Wyon's group soon figured out why: the villagers liked large families. They were delighted that now, with lower infant mortality, they could have the six surviving children they had always wanted. The well-funded Wyon project may even have reinforced the preference for large families, by playing a part in making extra children affordable.
MISCALCULATION about the cause of the population explosion has led to irrelevant and even counterproductive strategies for helping the Third World to balance its population size and its resources. In the late 1940s and the heady decades that followed, trade, independence movements, populist revolutions, foreign aid, and new technology made people in all walks of life believe in abundance and an end to the natural limits imposed by the environments with which they were familiar.
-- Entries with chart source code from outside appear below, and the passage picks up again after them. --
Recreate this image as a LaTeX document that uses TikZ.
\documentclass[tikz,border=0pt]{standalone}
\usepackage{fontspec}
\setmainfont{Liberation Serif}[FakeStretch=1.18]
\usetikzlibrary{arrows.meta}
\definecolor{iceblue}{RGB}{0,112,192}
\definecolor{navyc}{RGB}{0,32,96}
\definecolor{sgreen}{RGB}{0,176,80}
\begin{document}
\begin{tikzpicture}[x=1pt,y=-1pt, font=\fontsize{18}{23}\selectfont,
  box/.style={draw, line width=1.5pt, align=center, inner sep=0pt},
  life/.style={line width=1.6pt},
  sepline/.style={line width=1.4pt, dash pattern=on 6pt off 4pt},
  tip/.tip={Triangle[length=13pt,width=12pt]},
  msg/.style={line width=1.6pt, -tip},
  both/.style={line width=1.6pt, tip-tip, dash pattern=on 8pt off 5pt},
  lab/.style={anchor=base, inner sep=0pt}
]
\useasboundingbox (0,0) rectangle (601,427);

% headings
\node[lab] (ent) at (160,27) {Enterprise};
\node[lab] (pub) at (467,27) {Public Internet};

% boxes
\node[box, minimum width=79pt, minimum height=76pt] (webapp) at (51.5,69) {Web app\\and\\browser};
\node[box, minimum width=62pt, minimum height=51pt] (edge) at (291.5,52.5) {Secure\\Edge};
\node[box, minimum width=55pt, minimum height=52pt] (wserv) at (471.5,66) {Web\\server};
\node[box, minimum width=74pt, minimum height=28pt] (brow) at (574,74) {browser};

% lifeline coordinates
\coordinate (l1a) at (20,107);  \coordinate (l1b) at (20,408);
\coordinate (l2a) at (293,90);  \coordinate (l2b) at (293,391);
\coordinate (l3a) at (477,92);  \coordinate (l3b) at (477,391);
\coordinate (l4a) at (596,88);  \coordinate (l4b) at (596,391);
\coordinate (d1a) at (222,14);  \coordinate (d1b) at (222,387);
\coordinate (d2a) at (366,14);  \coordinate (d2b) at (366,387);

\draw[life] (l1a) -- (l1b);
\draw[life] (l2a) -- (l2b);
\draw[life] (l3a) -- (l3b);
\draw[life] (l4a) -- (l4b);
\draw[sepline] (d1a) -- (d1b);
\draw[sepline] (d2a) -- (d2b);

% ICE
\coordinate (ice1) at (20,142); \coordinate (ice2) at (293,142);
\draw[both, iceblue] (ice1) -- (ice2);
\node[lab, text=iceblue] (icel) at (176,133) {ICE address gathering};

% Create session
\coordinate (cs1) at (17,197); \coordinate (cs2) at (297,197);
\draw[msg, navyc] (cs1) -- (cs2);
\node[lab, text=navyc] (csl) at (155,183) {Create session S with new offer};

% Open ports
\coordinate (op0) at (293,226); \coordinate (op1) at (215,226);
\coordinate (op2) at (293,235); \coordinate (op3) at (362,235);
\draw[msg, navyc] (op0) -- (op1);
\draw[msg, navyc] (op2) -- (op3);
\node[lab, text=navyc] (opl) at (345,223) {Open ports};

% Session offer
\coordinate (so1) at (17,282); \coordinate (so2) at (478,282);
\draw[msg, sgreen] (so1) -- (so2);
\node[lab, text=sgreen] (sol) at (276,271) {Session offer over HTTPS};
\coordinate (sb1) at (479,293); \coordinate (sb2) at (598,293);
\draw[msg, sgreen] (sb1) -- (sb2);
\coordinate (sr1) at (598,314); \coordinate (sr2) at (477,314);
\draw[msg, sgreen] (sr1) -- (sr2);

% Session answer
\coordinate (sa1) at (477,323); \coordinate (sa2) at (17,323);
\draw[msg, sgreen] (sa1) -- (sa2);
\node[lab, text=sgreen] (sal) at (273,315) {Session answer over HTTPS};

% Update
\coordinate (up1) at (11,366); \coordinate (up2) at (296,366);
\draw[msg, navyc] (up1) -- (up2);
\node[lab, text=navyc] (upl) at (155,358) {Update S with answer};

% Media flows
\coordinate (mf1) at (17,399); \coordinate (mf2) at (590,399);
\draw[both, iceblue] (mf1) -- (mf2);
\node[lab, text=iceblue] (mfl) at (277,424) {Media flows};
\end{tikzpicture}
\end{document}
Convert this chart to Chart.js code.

Now it is a step forward for industrial nations, their wealth much diminished, to be retrenching and targeting aid more narrowly. Their remaining wealth must not be squandered on arming opposing factions, reckless foreign assistance, or support for international migrations that rob and ultimately enrage -- to the point of violence and possibly civil war -- resident populations. This retrenchment saddens many, but the former liberality did a disservice to every country targeted for development.
With a new, informed understanding of human responses, certain kinds of aid remain appropriate: microloans that foster grassroots enterprise, where success is substantially related to effort; and assistance with family-planning services, not because contraception is a solution in and of itself but because modern contraception is a humane way of achieving small family size when small family size is desired. This modest agenda remains within the means of industrialized countries even as they look to the needs of the growing ranks of their own poor. And it does not mislead and unintentionally harm intended beneficiaries.
The idea that economic development is the key to curbing world population growth rests on assumptions and assertions that have influenced international aid policy for some fifty years. These assumptions do not stand up to historical or anthropological scrutiny, however, and the policies they have spawned have contributed to runaway population growth.
The human capacity for adaptive response evolved in face-to-face interactions. Humanity' s strong suit is quick response to environmental cues -- a response more likely to be appropriate when the relevant environment is immediate and local. The mind's horizon is here and now. Our ancestors evolved and had to succeed in small groups that moved around relatively small territories. They had to succeed one day at a time -- or not be anyone's ancestors. So, unsurprisingly, signals that come from the local environment are powerfully motivating.
Let the globalists step aside. One-world solutions do not work. Local solutions will. Everywhere people act in accord with their perception of their best interests. People are adept at interpreting local signs to find the next move needed. In many countries and communities today, where social, economic, and environmental conditions are indubitably worsening, the demand for modern contraception is rising, marriage and sexual initiation are delayed, and family size is contracting. Individuals responding with low fertility to signs of limits are the local solution. One prays that the hucksters of inappropriate development do not mess this up.